How have you been changed and challenged by writing this book?
Writing Like a Child has changed my life in wonderful, humbling and unexpected way.! Each chapter invited me to look at the presence or absence of that childlike quality in my own life, and how to cultivate it and actually practice it. Writing the chapter “Reclaiming Beginner’s Mind,” for example, revealed just how often I refused to change my attitude, plans or internal thoughts—to my own detriment! And now that the book is written, I have been pleasantly surprised by how often my own words return to me in real-time situations and experiences. They remind me to find a way to trust myself and life when I’m fearful, to step back and take in the wonder and mystery of someone I have unfairly judged, to open my mind to different possibilities not considered and to get in touch with all of my emotions and desires so I can discern what is the heart of the matter. I have a feeling I will be learning to become childlike for the rest of my life!
Table of Contents
- When you look over the chapter titles, which ones are you drawn to? Which ones would you like to avoid?
- Why do you think Jesus’s encouragement to “change and become like children” has not been explored to any great extent?
- How do you understand Tim’s comment that spiritual transformation calls for a fundamental resetting of perspective and vision?
- How does it feel to equate “spiritual maturity” with “childlike qualities”?
- What degree of trust do you have in yourself, others and God? What has caused you to not trust yourself, others, life or God? In what areas of your life are you being invited to trust more deeply?
- How well do you sit in the chair of your life?
- In what ways are you playing it safe?
- Where do you sense invitations to be wholehearted?
- What messages did you receive growing up about who you could and could not be?
- What are you discovering about yourself that needs to be lived out in your life?
- What might it look like to live closer to the truth of who you are?
- When was the last time you were filled with awe and wonder? What evoked this experience?
- What would it mean for you to let all of life be a sacrament?
- Through what lens do you typically look at life? Hopeful? Doubtful? Suspicious? Trusting?
- How has the way others see you affected you?
- In what ways are you being invited to see yourself and others without judgment?
- Bring to mind the last time you became upset. What deep desires or hopes were trying to be expressed in you?

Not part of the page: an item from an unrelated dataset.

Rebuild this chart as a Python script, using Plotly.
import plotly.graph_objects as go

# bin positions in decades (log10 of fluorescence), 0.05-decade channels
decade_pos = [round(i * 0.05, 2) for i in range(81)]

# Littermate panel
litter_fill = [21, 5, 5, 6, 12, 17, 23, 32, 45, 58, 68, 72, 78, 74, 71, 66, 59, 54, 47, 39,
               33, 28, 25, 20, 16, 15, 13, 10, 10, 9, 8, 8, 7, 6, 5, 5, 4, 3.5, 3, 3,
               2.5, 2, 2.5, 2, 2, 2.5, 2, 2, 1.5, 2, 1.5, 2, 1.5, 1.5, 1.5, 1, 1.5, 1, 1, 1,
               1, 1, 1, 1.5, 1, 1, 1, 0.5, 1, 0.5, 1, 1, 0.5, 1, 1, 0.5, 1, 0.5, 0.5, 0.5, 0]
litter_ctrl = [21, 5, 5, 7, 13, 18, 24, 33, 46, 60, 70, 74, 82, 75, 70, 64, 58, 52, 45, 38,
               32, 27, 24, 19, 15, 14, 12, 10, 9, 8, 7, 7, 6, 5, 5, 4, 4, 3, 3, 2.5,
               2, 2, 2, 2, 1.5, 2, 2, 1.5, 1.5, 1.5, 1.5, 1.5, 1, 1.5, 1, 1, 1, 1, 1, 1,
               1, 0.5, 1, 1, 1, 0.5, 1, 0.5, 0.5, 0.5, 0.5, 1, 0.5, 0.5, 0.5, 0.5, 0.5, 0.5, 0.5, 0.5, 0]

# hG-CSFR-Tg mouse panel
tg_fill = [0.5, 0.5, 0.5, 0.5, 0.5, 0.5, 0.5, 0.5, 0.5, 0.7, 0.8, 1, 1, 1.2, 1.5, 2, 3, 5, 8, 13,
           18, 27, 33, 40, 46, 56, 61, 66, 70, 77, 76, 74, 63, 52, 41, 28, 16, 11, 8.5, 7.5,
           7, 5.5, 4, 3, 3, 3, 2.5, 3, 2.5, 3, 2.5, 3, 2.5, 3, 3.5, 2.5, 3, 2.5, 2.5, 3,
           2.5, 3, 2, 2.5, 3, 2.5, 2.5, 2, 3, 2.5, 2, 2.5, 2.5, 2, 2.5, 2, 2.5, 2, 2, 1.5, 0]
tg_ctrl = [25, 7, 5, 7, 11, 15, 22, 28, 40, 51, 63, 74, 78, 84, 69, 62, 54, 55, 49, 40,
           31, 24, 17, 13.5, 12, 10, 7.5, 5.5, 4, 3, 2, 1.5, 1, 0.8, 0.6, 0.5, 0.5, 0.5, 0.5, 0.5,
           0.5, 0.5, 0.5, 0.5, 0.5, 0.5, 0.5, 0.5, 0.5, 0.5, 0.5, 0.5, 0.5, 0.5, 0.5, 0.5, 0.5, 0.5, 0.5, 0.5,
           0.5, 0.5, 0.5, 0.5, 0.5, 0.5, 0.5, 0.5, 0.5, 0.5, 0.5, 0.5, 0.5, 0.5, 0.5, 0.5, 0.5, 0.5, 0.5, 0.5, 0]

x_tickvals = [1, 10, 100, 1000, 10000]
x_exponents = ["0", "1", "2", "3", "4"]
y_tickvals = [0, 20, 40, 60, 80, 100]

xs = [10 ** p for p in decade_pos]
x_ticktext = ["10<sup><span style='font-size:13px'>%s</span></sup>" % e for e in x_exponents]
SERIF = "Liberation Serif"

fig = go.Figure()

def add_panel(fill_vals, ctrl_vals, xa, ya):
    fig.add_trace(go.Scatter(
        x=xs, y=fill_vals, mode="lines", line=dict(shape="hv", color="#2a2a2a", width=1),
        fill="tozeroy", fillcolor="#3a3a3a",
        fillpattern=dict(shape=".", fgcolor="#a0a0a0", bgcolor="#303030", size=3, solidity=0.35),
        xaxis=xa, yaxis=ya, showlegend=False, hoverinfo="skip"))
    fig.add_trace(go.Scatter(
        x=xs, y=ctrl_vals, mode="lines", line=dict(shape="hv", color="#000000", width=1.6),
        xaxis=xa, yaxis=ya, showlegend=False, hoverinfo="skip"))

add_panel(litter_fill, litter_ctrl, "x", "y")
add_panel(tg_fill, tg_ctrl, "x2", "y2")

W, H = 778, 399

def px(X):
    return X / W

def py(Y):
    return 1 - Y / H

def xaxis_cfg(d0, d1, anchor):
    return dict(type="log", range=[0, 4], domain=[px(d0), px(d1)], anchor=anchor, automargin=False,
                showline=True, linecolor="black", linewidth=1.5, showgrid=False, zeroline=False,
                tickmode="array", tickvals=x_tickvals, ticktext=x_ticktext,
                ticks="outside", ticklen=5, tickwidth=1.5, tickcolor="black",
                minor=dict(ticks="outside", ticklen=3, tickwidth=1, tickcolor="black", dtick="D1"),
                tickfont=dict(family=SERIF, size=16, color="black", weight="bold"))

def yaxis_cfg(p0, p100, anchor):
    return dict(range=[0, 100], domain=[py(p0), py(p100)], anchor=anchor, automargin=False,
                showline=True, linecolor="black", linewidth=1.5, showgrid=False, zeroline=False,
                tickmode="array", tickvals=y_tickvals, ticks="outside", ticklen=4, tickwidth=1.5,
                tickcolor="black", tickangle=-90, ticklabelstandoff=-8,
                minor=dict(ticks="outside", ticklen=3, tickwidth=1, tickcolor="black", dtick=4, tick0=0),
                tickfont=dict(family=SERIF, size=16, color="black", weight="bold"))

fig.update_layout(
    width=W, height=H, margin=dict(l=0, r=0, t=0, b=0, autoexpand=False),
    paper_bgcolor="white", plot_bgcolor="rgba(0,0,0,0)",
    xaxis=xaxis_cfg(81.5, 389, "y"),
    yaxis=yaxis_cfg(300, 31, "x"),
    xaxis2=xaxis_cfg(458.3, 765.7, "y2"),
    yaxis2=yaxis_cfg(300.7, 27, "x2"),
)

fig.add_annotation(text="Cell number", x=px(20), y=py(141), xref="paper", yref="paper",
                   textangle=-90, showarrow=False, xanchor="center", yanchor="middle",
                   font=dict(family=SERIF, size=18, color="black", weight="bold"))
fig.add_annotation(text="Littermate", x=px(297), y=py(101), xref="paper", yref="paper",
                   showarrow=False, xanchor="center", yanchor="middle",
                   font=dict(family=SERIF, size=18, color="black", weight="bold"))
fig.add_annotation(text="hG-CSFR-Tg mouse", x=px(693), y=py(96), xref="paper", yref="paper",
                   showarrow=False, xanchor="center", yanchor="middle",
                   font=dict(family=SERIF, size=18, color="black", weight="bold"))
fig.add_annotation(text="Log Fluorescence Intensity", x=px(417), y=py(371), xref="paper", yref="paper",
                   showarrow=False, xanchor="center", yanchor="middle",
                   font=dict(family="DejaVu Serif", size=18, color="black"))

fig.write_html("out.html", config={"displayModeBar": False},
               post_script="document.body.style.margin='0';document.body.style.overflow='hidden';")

- What emotions and desires are unacceptable for you to admit or express?
- How would you respond to Jesus’s question, “What do you want me to do for you?” What does that say about your deepest longings?
- What are your favorite routines? What routines of heart and mind feel like ruts?
- In what arenas of your life are you being invited to cultivate beginner’s mind and reimagine your life?
- How is your understanding of God and the spiritual life evolving? How is your sense of self changing?
- Describe an experience in your own life when you were forgiven. How did it feel? What did you learn?
- What past grudges and resentments are still active in you? Where do you experience them in your body? How has being unforgiving had an effect on you?
- What would it mean for you to turn your “rage into light”?
- How are you being invited to forgive yourself?
- Describe the last time your body was fully engaged in an activity. What did it feel like? What did you learn?
- In what ways do you allow yourself to be embodied?
- If your body could speak audibly, what would its postures, pains, desires and pleasures say to you?
- Recall the last time everyone had a good laugh at your expense. Could you laugh at yourself? Why or why not? What did you learn?
- What would your life look like if you took yourself less seriously?
- What do you make of Tim’s comment that play is serious business?
- What are your favorite ways to play? What do you get out of playing?
- How might you turn play into a spiritual practice? How might your spiritual practice become more playful?
- What are the differences between your “onstage self” and your “offstage self”?
- What are the different “selves” in you?
- What would it mean for you to accept all that you are?
- What denied part of yourself is hunting you down? How might you embrace that part of you?
- What old masks and roles are being stripped away from you? In what ways do they no longer serve you?
- What sense do you have of your emerging true self? How does it want to be expressed and lived?
- Which glimpses of yourself as a child reveal something about your true self?
- What would it mean for you to be more you now than ever before?